The lesson

by Tim Roth

It was October 2017 and I was sitting at my desk trying to plan the next round of my research in Tanzania for that next January. It just wasn’t working. I had started out wanting to write a fairly comprehensive description of the tense/aspect systems of our four different languages: Ikoma, Nata, Ishenyi, and Ngoreme. But I was constrained by time (due to family considerations, I could only do research trips of about three weeks at the maximum), and the fact that the languages were not cooperating with my initial design for the dissertation (how dare they!).

My first research trip to Tanzania for the dissertation was in October 2014. The plan for these trips was to collect as much data as possible while I was there, and sift through and analyze things when I got back. From Walker (2013) and others I had a pretty good idea of what forms were out there in Ikoma and Ngoreme. Less so for Nata and Ishenyi. So I still wanted to cast a wide net to see what I might find. I knew there was a possibility these systems had less to do with tense and were more aspectual, but I needed to find a way to tease that apart. I did some work on lexical aspect in each language, but I also needed texts. The SIL database had a variety of texts for Ikoma and Ngoreme, but not much for Nata and Ishenyi. So I got transcribed conversations for Ikoma and Ngoreme, and collected some other genres for Nata and Ishenyi. There was also the matter of a pesky formative Vká- that defied explanation at that point.

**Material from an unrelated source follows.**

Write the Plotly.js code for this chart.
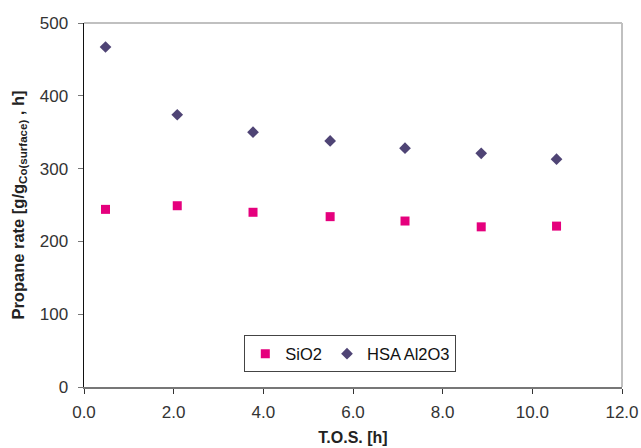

During the second research trip in June 2016, I again worked with all four languages, and tested a much longer list of verbs for lexical aspect. I researched grammatical tone, and cleaned up some of the texts that I had collected before. I again tried to make progress with the Vká- formative, and succeeded when I discovered the evidentiality piece to Vká- during that trip.

As it turned out, though, the lexical aspect tests didn’t reveal much of anything definitive apart from identifying statives. I would end up needing the deeper text corpus of Ikoma and Ngoreme to get a clearer picture on that. For the most part, Nata and Ishenyi seemed to fall in line with Ikoma. There were a few key differences but not really anything that would drive hundreds of pages of dissertation material. To make matters even more complicated, Ngoreme not only didn’t have evidential Vká-, but didn’t have a Vká- form at all. In places it did show up in previous research materials (which was rare), it appeared to just be an import from Ikoma, Nata, and/or Ishenyi.

I still tried to make the original idea work, and when that collapsed, tried to just write about Vká-. But the additional problem I encountered is the same one we had when as a team we were trying to conceptualize what a multilectal grammar might look like—how do I present the data comprehensively, but also in an intuitive and efficient way? It became too unwieldy very quickly. It was exacerbated by the comparative lack of texts (and therefore examples) for Nata and Isenye.

So by October 2017 I was faced with a choice for my January research trip. I could focus on Nata and Isenye, gather many more texts in those languages, and hope it would all sort itself out while not being able to check the Ikoma and Ngoreme data as thoroughly, or… I could spend my time being really thorough and accurate with Ikoma and Ngoreme, and live to research the Nata and Isenye at a later point.

The lesson, I suppose, is that in science you never quite know what you might find and where the road of experimentation and research might lead. We let the data guide us, always into the unexpected.

Walker, John B. 2013. Comparative tense and aspect in the Mara Bantu languages: Towards
a linguistic history. Langley, BC: Trinity Western MA thesis.